On December 6, 2008, Pacquiao faced Oscar De La Hoya at the MGM Grand Las Vegas, in a fight called "The Dream Match". Pacquiao dominated the fight for eight rounds, forcing De La Hoya's corner to throw in the towel before the start of the ninth round, awarding Pacquiao the win via technical knockout. Pacquiao was ahead on all three judges' scorecards before the stoppage, with two judges scoring the fight at 80-71 and one scoring it at 79-72. Moreover, Pacquiao landed 224 out of 585 punches, whilst De La Hoya landed only 83 out of 402 punches. After the bout, trainer Freddie Roach stated: "We knew we had him after the first round. He had no legs, he was hesitant and he was shot." The fight would be De La Hoya's last, as he announced his retirement from boxing shortly after.

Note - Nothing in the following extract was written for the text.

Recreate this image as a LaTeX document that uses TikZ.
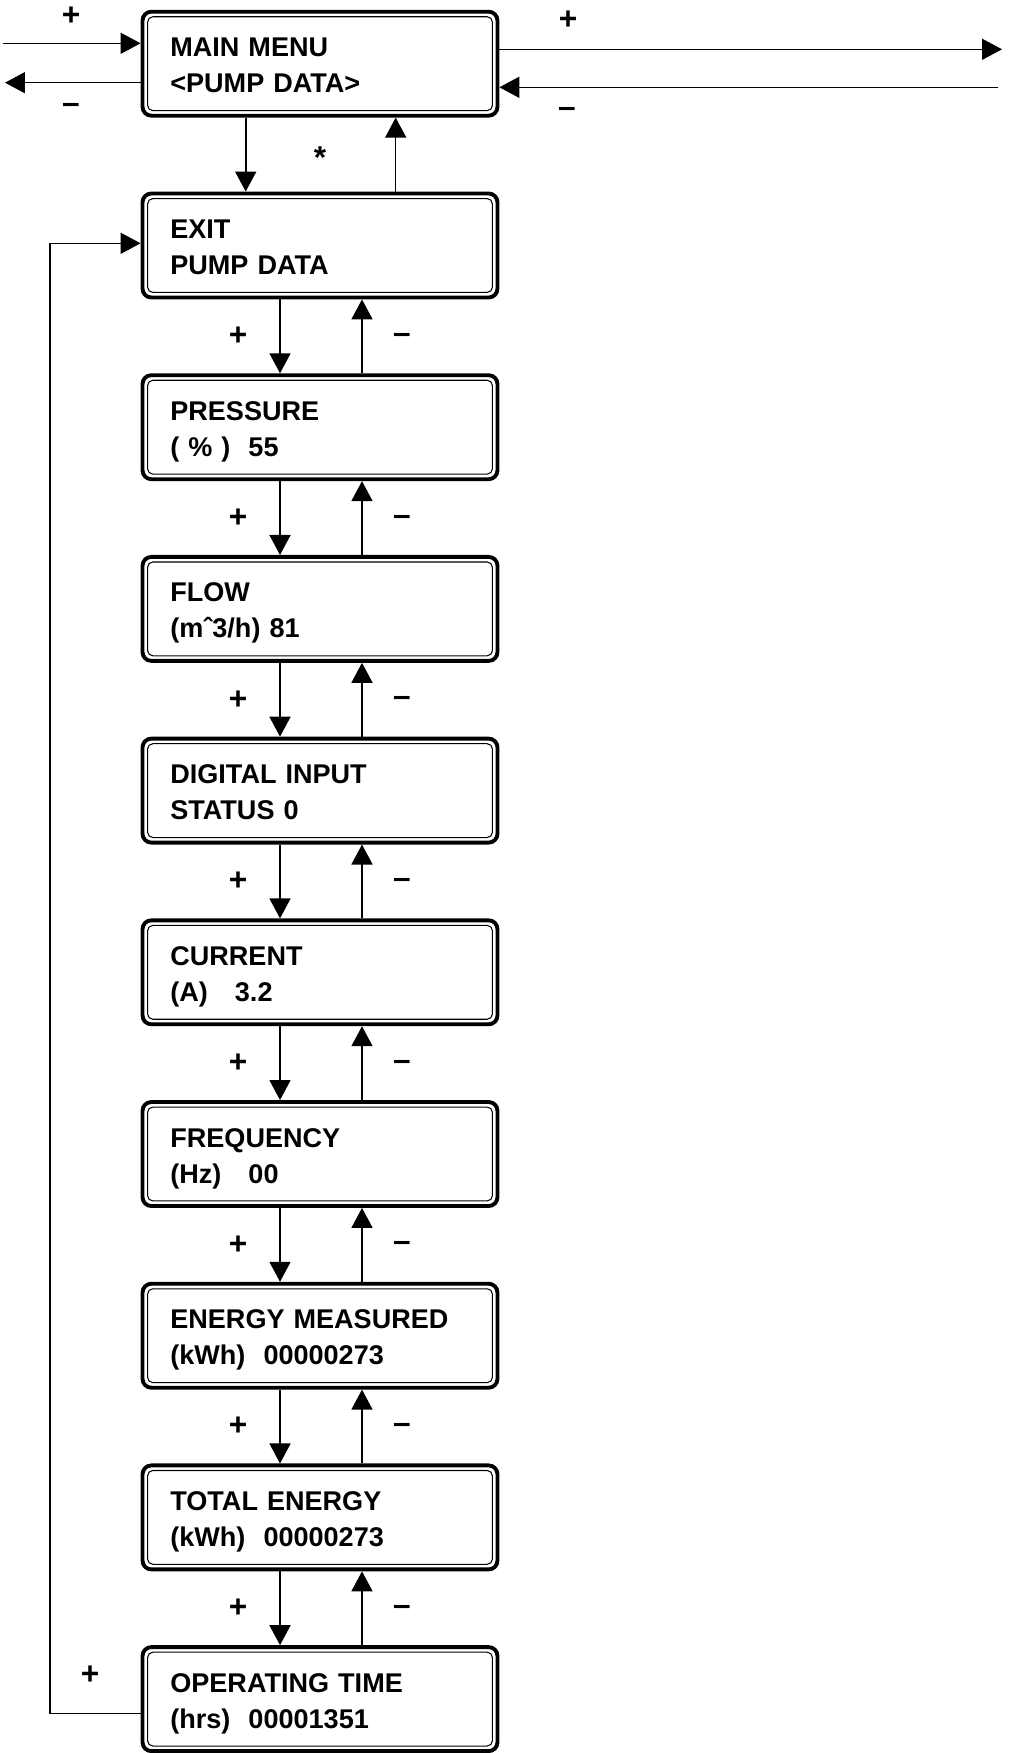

Presented by Golden Boy Promotions and Top Rank, Inc., the bout was scheduled as a twelve round, non-title fight contested at the 147 pound welterweight limit. Although Pacquiao went into the fight widely recognized as the leading pound-for-pound boxer in the world, some boxing pundits had speculated that 147 pounds could be too far above his natural weight against the larger De La Hoya.

Pacquiao received 15 to 30 million dollars (share of the pay-per-view), plus a guaranteed amount.

Tickets reportedly sold out just hours after they went on sale. Moreover, the total gate revenue for the fight was said to be nearly 17 million dollars, making it the second largest gate revenue in boxing history.